Quando qualcuno prova una
sensazione di grande soddisfazione e di godimento compiaciuto, per parole o
fatti che solleticano l’amor proprio nonché talora la propria vanità, si dice
che è andato in sollucchero, meglio in solluchero, o è stato mandato in solluchero. Il sostantivo deriva dal verbo sollucher-are, di origine sconosciuta secondo
quasi tutti i linguisti. Ciò significa che nessuno è riuscito finora a darne un
etimo accettabile. Scusate se ci provo io.
A me pare, di primo acchito, che il termine soll-uchero debba appunto dividersi in due radici tautologiche: la prima
chiama in causa il lat. sol-ari ‘confortare, consolare,
alleviare, ecc.’, l’ant. basso ted. soel ‘felice’, gotico selas
‘felice’, a. alto ted. sal-ig ’beato’, ted. sel-ig ‘beato’; la seconda dovrebbe essere quella di gr. όkr-is ‘cima di monte’, osco-umbro ocr-is ‘monte (sassoso)’, che ritorna in
diversi toponimi come Ocre, comune nella provincia
dell’Aquila alle pendici del monte Ocre.
Nel secondo membro -uchero c’è stato il passaggio o>u e l’anaptissi di una –e- tra la –c- e la –r-. La radice oc- è secondo me variante
della più diffusa ac- di lat. ac-ut-u(m) ‘acuto’, lat. ac-i-em ‘punta, filo tagliente di spada, scure, acutezza della vista,
occhio, ecc.’, gr. ákr-on
‘promontorio, punta, vetta, ecc.’, gr. ak-ōk-ḗ ‘punta, taglio’ (con
raddoppiamento della radice), aggettivo lat. acr-e(m) ‘acre, pungente, penetrante, forte, violento, ecc.’, dialetto
aiellese acr-éjjë
‘pungiglione’,
ecc., ecc.
C’è
da osservare che l’it. all-ègro è fatto derivare dal lat. al-acr-e(m) ‘ alacre, ardente, vivace, pronto, lesto, lieto’, ma i linguisti parlano solo
della radice iniziale al- e non del resto
dell’aggettivo ritenuto evidentemente una sorta di suffisso, senza particolare
significato. Ora la radice al-
è indoeuropea ed indica, nel fondo, il ‘movimento’, concetto che è alla base di
quello di “allegro”: e questo è vero.
Ma, come
dicevo, non bisogna trascurare il significato del secondo membro, che non è un
suffisso, ma altro termine tautologico per ‘vivacità, forza, movimento’, tutti
significati che possono essere visti, in trasparenza, nello stesso lat. acr-e(m) ‘penetrante, violento, forte’, come espressione di una forza che spinge, smuove, penetra, perché
l’idea di “punta” genera a mio avviso automaticamente nella mente dell’uomo
parlante oltre all’idea connessa di “penetrazione, taglio” anche quella di
“forza in movimento”, sicchè non è nemmeno
azzardato avvicinare la radice ac-
a quella di lat. ag-ĕre ’spingere, agire, fare, ecc.’. Non
per nulla il solito meccanismo lo ritroviamo anche nel verbo it. punt-are, dai diversi significati, compreso
quello di ‘guardare attentamente, fissare’ (si pensi al sopra citato lat. ac-i-e(m)

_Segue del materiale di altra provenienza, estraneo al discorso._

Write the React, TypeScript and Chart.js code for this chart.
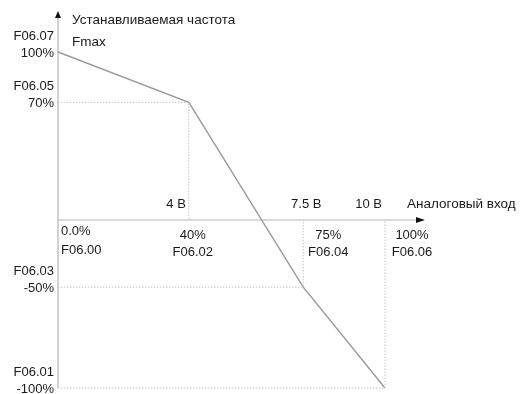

‘acutezza, sguardo vivo’) e quello che fa al nostro caso di ‘muoversi, tendere,
dirigersi verso qualche luogo’.
A mio
parere anche il primo membro di lat. solli-cit-u(m) ‘mosso, agitato, pieno d’ansia, tormentoso, angoscioso’(da
cui l’it. sollecito) ripete il
significato di ‘movimento’, del secondo membro cit-u(m), participio passato del verbo ci-ēre ‘mettere in movimento, eccitare, chiamare, ecc.’. La radice dell’aggett. osco soll-u(m) ‘tutto, intero’ credo che si sia
solo incrociata con l’aggettivo solli-cit-um ‘mosso, agitato’ dando una sfumatura in più al significato
come se fosse ‘smosso interamente, completamente’.
Se osserviamo bene il suddetto lat. al-acr-e(m) ‘alacre, ardente, vivace,
lesto, ecc.’ e lo confrontiamo col gr. ōkẏ-al-os ‘ celere, agile, svelto,
violento’ ci accorgiamo, in base a
quello che ho detto sopra, che nei due aggettivi si ha l’inversione delle medesime
due radici, confermando così anche la mia ormai annosa convinzione che le parole sono composte da
membri autonomi con lo stesso significato, che si giustappongono tra loro,
senza bisogno di stabilire un prima e un poi. Amen.